- Other names: Math anxiety
- Specialty: Psychiatry

= Numerophobia =

Fear of numbers or mathematics

Numerophobia, arithmophobia, or mathematics anxiety is an anxiety disorder, involving fear of dealing with numbers or mathematics. Sometimes numerophobia refers to fear of particular numbers. Some people with this condition may be afraid of even numbers, odd numbers, unlucky numbers, and/or lucky numbers. Those with this phobia may have a hard time holding certain jobs, paying bills, or managing a budget.

== Types ==

There are two types of arithmophobia: generalized arithmophobia and fear of specific numbers. Generalized arithmophobia is a fear of all numbers. Fear of specific numbers can be associated with cultural and religious factors. For example, 666 are 3 numbers combined that represent the antichrist in the bible. In China, Vietnam, and Japan, 4 is a number that represents death. In many cultures the number 13 is also an unlucky number which people fear. These fears in numbers make it difficult for people to perform well in professional and educational settings.
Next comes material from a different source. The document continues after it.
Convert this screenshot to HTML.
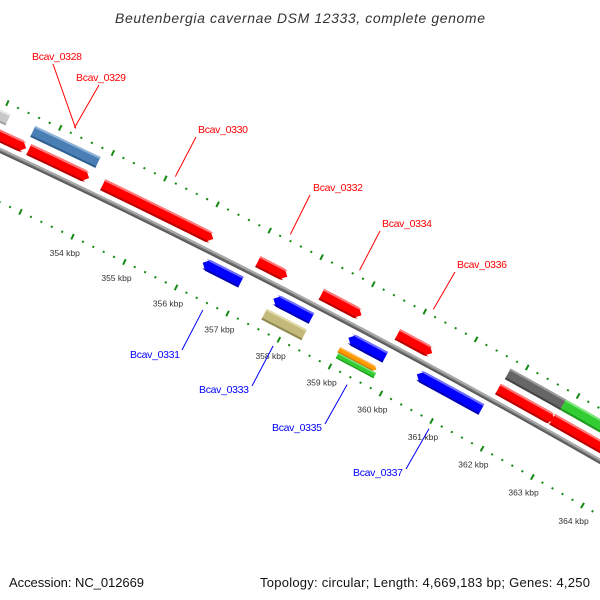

=== Fears of specific numbers ===
- Tetraphobia – fear of 4 (four)
- Triskaidekaphobia – fear of 13 (thirteen)
- Heptadecaphobia – fear of 17 (seventeen)
- 23 enigma (eikositriophobia) – fear of 23 (twenty-three)
- Curse of 39 (triakontenneaphobia) – fear of 39 (thirty-nine)
- Hexakosioihexekontahexaphobia – fear of 666 (six hundred sixty-six)

=== Fear of large numbers ===

Meganumerophobia is the fear of large numbers, like millions, billions, trillions, etc. Meganumerophobes do not fear lower, more imaginable numbers. To some sufferers, high numbers represent eternity. Sufferers of apeirophobia may fear meganumerophobia as well.

=== Number-related superstitions in music ===

- Curse of the ninth
- 27 Club

== Symptoms ==
Symptoms of arithmophobia are similar to other types of anxiety disorder. These symptoms include chills, dizziness and lightheadedness, excessive sweating, heart palpitations, nausea, shortness of breath, trembling or shaking, and an upset stomach. Symptoms of arithmophobia can be more or less intense in different cases.

== Treatment ==
One common treatment for anxiety disorders is exposure therapy, in which the patient is carefully exposed to the fear object in a controlled environment to help them understand that the object is not harmful. Other common treatments include cognitive behavioral therapy, which is talking to a therapist, hypnotherapy, which is guided concentration and relaxation, and medication to reduce anxiety.